Ze kunnen zichzelf of anderen in gevaar brengen door bijvoorbeeld de motor te starten, organen te bedienen zoals bijvoorbeeld de ruitbediening, of de portieren te vergrendelen.

Bovendien kan bij warm en/of zonnig weer de temperatuur in het interieur heel erg snel oplopen.

LEVENSGEVAAR OF GEVAAR VAN ERNSTIG LETSEL.

Handsfree ontgrendeling bij het naderen van de auto;

Als de kaart in de toegangszone 3 is, wordt de auto ontgrendeld. Het ontgrendelen ziet u aan het één keer oplichten van de knipperlichten en de zijknipperlichten.

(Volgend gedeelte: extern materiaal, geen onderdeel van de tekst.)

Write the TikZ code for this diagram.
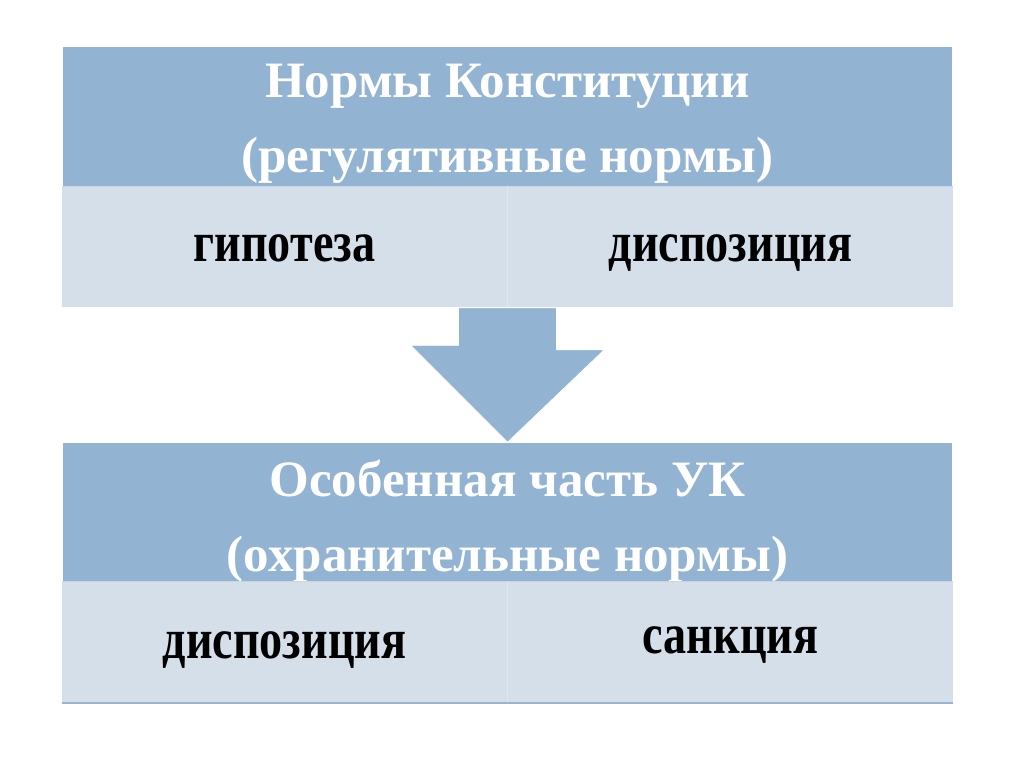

Afhankelijk van de auto worden de buitenspiegels automatisch in-/uitgeklapt bij het ver-/ontgrendelen van de auto SPIEGELS.

Handsfree vergrendelen terwijl men van de auto wegloopt

Als u van de auto wegloopt met de kaart bij u en met de portieren en achterklep gesloten, wordt de auto automatisch vergrendeld zodra u de toegangszone 4 verlaat.

N.B.: de afstand waarop de auto vergrendeld wordt, hangt af van de omgeving.

U kunt zien dat de auto wordt vergrendeld doordat de alarmknipperlichten tweemaal knipperen en vervolgens gedurende ongeveer vier seconden branden; ook hoort u een geluidssignaal.

De auto kan alleen worden vergrendeld als de kaart binnen de zone 5 is.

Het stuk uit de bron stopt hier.